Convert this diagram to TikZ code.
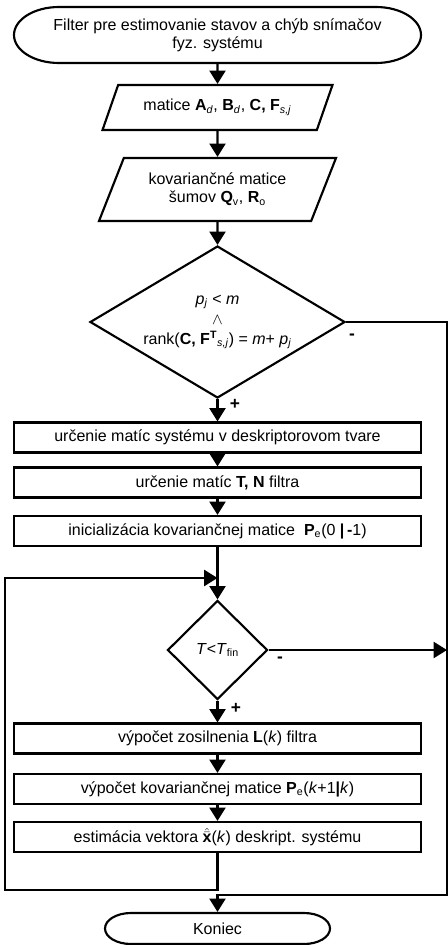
\documentclass[tikz,border=0pt]{standalone}
\usepackage{fontspec}
\setmainfont{Liberation Sans}
\usetikzlibrary{shapes.geometric,arrows.meta}

\tikzset{every picture/.style={line width=1.6pt}}
\tikzset{
  blok/.style={draw, rectangle, minimum width=305.25pt, minimum height=22.5pt, inner sep=0pt},
  vstup/.style={draw, trapezium, trapezium stretches body, align=center, inner sep=0pt},
  rozhod/.style={draw, diamond, align=center, inner sep=0pt},
  sipka/.style={-{Triangle[length=10pt,width=12pt]}},
  znak/.style={inner sep=0pt, font=\fontsize{13}{14}\selectfont\bfseries},
}

\begin{document}
\begin{tikzpicture}[x=0.75pt,y=0.75pt,yscale=-1,xscale=1,font=\fontsize{12}{13.5}\selectfont]
\useasboundingbox (0,0) rectangle (448,945);

%Shape: Terminal
\draw (59,7) -- (376,7) .. controls (400.8,7) and (421,19.5) .. (421,35) .. controls (421,50.5) and (400.8,63) .. (376,63) -- (59,63) .. controls (34.2,63) and (14,50.5) .. (14,35) .. controls (14,19.5) and (34.2,7) .. (59,7) -- cycle ;
\node [minimum width=305.25pt, minimum height=42pt, align=center, inner sep=0pt] (start) at (217.5,35) {Filter pre estimovanie stavov a chýb snímačov\\fyz. systému};

%Shape: Parallelogram
\node [vstup, trapezium left angle=46, trapezium right angle=134, minimum width=172.5pt, minimum height=33.75pt] (in1) at (217.5,107.5) {matice \textbf{A}\textsubscript{\textit{d}}, \textbf{B}\textsubscript{\textit{d}}, \textbf{C, F}\textsubscript{\textit{s,j}}};
%Shape: Parallelogram
\node [vstup, trapezium left angle=53, trapezium right angle=127, minimum width=177.75pt, minimum height=47.25pt] (in2) at (217.5,189.5) {kovariančné matice\\šumov \textbf{Q}\textsubscript{v}, \textbf{R}\textsubscript{o}};

%Shape: Diamond
\node [rozhod, aspect=1.68, minimum width=191.25pt, minimum height=114pt, font=\fontsize{12}{15}\selectfont] (dec1) at (217.5,322) {\textit{p}\textsubscript{\textit{j}} < \textit{m}\\$\wedge$\\rank(\textbf{C, F}\textsuperscript{\textbf{T}}\textsubscript{\textit{s,j}}) = \textit{m}+ \textit{p}\textsubscript{\textit{j}}};

%Shape: Rectangle
\node [blok] (box1) at (217.5,437.5) {určenie matíc systému v deskriptorovom tvare};
\node [blok] (box2) at (217.5,482.5) {určenie matíc \textbf{T, N} filtra};
\node [blok] (box3) at (217.5,531) {inicializácia kovariančnej matice \ \textbf{P}\textsubscript{e}(0 \textbf{|\,-}1)};

\coordinate (spoj) at (217.5,578);
\coordinate (slucka) at (5,890);
\coordinate (roh) at (447,895);

%Shape: Diamond
\node [rozhod, aspect=1, minimum width=75pt, minimum height=74.25pt] (dec2) at (217.5,650) {\textit{T}<\textit{T}\textsubscript{fin}};

%Shape: Rectangle
\node [blok] (box4) at (217.5,738.5) {výpočet zosilnenia \textbf{L}(\textit{k}) filtra};
\node [blok] (box5) at (217.5,789) {výpočet kovariančnej matice \textbf{P}\textsubscript{e}(\textit{k}+1\textbf{|}\textit{k})};
\node [blok] (box6) at (217.5,837) {estimácia vektora $\hat{\bar{\hbox{\bfseries x}}}$(\textit{k}) deskript. systému};

%Shape: Terminal
\draw (131,913) -- (304,913) .. controls (318.4,913) and (330,919.9) .. (330,928.5) .. controls (330,937.1) and (318.4,944) .. (304,944) -- (131,944) .. controls (116.6,944) and (105,937.1) .. (105,928.5) .. controls (105,919.9) and (116.6,913) .. (131,913) -- cycle ;
\node [minimum width=168.75pt, minimum height=23.25pt, inner sep=0pt] (koniec) at (217.5,928.5) {Koniec};

%Straight Lines
\draw [sipka] (start) -- (in1) ;
\draw [sipka] (in1) -- (in2) ;
\draw [sipka] (in2) -- (dec1) ;
\draw [sipka] (dec1) -- (box1) ;
\draw [sipka] (box1) -- (box2) ;
\draw [sipka] (box2) -- (box3) ;
\draw [sipka] (box3) -- (dec2) ;
\draw [sipka] (dec2) -- (box4) ;
\draw [sipka] (box4) -- (box5) ;
\draw [sipka] (box5) -- (box6) ;
%loop
\draw [sipka] (box6) -- (box6 |- slucka) -- (slucka) |- (spoj) ;
%exits
\draw [sipka] (dec1.east) -| (roh) -- (roh -| koniec) -- (koniec) ;
\draw [sipka] (dec2) -- (dec2 -| roh) ;

% Text Node
\node [znak] (plus1) at (235,404) {+};
\node [znak] (minus1) at (352,337) {-};
\node [znak] (plus2) at (236,708) {+};
\node [znak] (minus2) at (280,660) {-};

\end{tikzpicture}
\end{document}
########
◆ What the task requires
Quote the full listing above word for word; exclude every picture from the copy.

◆ Final answer
Convert this diagram to TikZ code.
\documentclass[tikz,border=0pt]{standalone}
\usepackage{fontspec}
\setmainfont{Liberation Sans}
\usetikzlibrary{shapes.geometric,arrows.meta}

\tikzset{every picture/.style={line width=1.6pt}}
\tikzset{
  blok/.style={draw, rectangle, minimum width=305.25pt, minimum height=22.5pt, inner sep=0pt},
  vstup/.style={draw, trapezium, trapezium stretches body, align=center, inner sep=0pt},
  rozhod/.style={draw, diamond, align=center, inner sep=0pt},
  sipka/.style={-{Triangle[length=10pt,width=12pt]}},
  znak/.style={inner sep=0pt, font=\fontsize{13}{14}\selectfont\bfseries},
}

\begin{document}
\begin{tikzpicture}[x=0.75pt,y=0.75pt,yscale=-1,xscale=1,font=\fontsize{12}{13.5}\selectfont]
\useasboundingbox (0,0) rectangle (448,945);

%Shape: Terminal
\draw (59,7) -- (376,7) .. controls (400.8,7) and (421,19.5) .. (421,35) .. controls (421,50.5) and (400.8,63) .. (376,63) -- (59,63) .. controls (34.2,63) and (14,50.5) .. (14,35) .. controls (14,19.5) and (34.2,7) .. (59,7) -- cycle ;
\node [minimum width=305.25pt, minimum height=42pt, align=center, inner sep=0pt] (start) at (217.5,35) {Filter pre estimovanie stavov a chýb snímačov\\fyz. systému};

%Shape: Parallelogram
\node [vstup, trapezium left angle=46, trapezium right angle=134, minimum width=172.5pt, minimum height=33.75pt] (in1) at (217.5,107.5) {matice \textbf{A}\textsubscript{\textit{d}}, \textbf{B}\textsubscript{\textit{d}}, \textbf{C, F}\textsubscript{\textit{s,j}}};
%Shape: Parallelogram
\node [vstup, trapezium left angle=53, trapezium right angle=127, minimum width=177.75pt, minimum height=47.25pt] (in2) at (217.5,189.5) {kovariančné matice\\šumov \textbf{Q}\textsubscript{v}, \textbf{R}\textsubscript{o}};

%Shape: Diamond
\node [rozhod, aspect=1.68, minimum width=191.25pt, minimum height=114pt, font=\fontsize{12}{15}\selectfont] (dec1) at (217.5,322) {\textit{p}\textsubscript{\textit{j}} < \textit{m}\\$\wedge$\\rank(\textbf{C, F}\textsuperscript{\textbf{T}}\textsubscript{\textit{s,j}}) = \textit{m}+ \textit{p}\textsubscript{\textit{j}}};

%Shape: Rectangle
\node [blok] (box1) at (217.5,437.5) {určenie matíc systému v deskriptorovom tvare};
\node [blok] (box2) at (217.5,482.5) {určenie matíc \textbf{T, N} filtra};
\node [blok] (box3) at (217.5,531) {inicializácia kovariančnej matice \ \textbf{P}\textsubscript{e}(0 \textbf{|\,-}1)};

\coordinate (spoj) at (217.5,578);
\coordinate (slucka) at (5,890);
\coordinate (roh) at (447,895);

%Shape: Diamond
\node [rozhod, aspect=1, minimum width=75pt, minimum height=74.25pt] (dec2) at (217.5,650) {\textit{T}<\textit{T}\textsubscript{fin}};

%Shape: Rectangle
\node [blok] (box4) at (217.5,738.5) {výpočet zosilnenia \textbf{L}(\textit{k}) filtra};
\node [blok] (box5) at (217.5,789) {výpočet kovariančnej matice \textbf{P}\textsubscript{e}(\textit{k}+1\textbf{|}\textit{k})};
\node [blok] (box6) at (217.5,837) {estimácia vektora $\hat{\bar{\hbox{\bfseries x}}}$(\textit{k}) deskript. systému};

%Shape: Terminal
\draw (131,913) -- (304,913) .. controls (318.4,913) and (330,919.9) .. (330,928.5) .. controls (330,937.1) and (318.4,944) .. (304,944) -- (131,944) .. controls (116.6,944) and (105,937.1) .. (105,928.5) .. controls (105,919.9) and (116.6,913) .. (131,913) -- cycle ;
\node [minimum width=168.75pt, minimum height=23.25pt, inner sep=0pt] (koniec) at (217.5,928.5) {Koniec};

%Straight Lines
\draw [sipka] (start) -- (in1) ;
\draw [sipka] (in1) -- (in2) ;
\draw [sipka] (in2) -- (dec1) ;
\draw [sipka] (dec1) -- (box1) ;
\draw [sipka] (box1) -- (box2) ;
\draw [sipka] (box2) -- (box3) ;
\draw [sipka] (box3) -- (dec2) ;
\draw [sipka] (dec2) -- (box4) ;
\draw [sipka] (box4) -- (box5) ;
\draw [sipka] (box5) -- (box6) ;
%loop
\draw [sipka] (box6) -- (box6 |- slucka) -- (slucka) |- (spoj) ;
%exits
\draw [sipka] (dec1.east) -| (roh) -- (roh -| koniec) -- (koniec) ;
\draw [sipka] (dec2) -- (dec2 -| roh) ;

% Text Node
\node [znak] (plus1) at (235,404) {+};
\node [znak] (minus1) at (352,337) {-};
\node [znak] (plus2) at (236,708) {+};
\node [znak] (minus2) at (280,660) {-};

\end{tikzpicture}
\end{document}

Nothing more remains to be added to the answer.